A ring counter is a type of digital sequential circuit that consists of a group of flip-flops connected in a closed loop or ring configuration. Each flip-flop in the ring counter is capable of storing a single binary state, either 0 or 1. The state of the flip-flops is shifted in a cyclic pattern, where the output of one flip-flop becomes the input of the next one in the ring.
The cyclic sequencing pattern of a ring counter follows a specific order as the counter progresses through its states. In a ring counter with "n" flip-flops, there are "n" different states or configurations that the counter can be in.

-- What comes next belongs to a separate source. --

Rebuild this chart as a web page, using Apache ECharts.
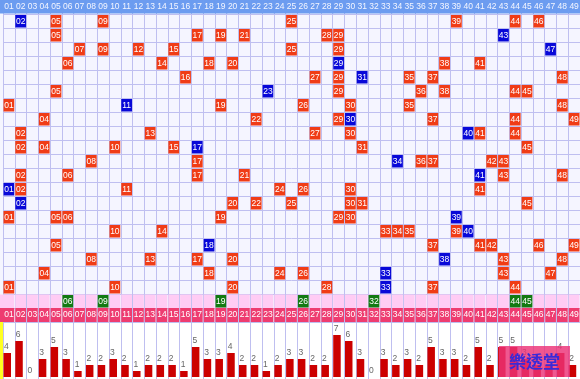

Each flip-flop represents a single state, and as the counter advances, the state is shifted from one flip-flop to the next.
The key feature of a ring counter is that only one flip-flop is set to '1' (active) at a time, while all other flip-flops are set to '0' (inactive). This ensures that the counter progresses through its states in a fixed, repeating sequence. The last flip-flop's output is usually fed back to the first flip-flop's input, closing the loop and allowing the cyclic sequence to continue indefinitely.
For example, let's consider a simple 3-bit ring counter:
State 1: 001
State 2: 100
State 3: 010
In this example, the counter cycles through the states 001, 100, and 010, in that order. This cyclic sequencing pattern will repeat as long as the counter is clocked and enabled.
Ring counters are used in various applications, such as generating timing signals, controlling digital displays, and creating sequences for various purposes in digital systems.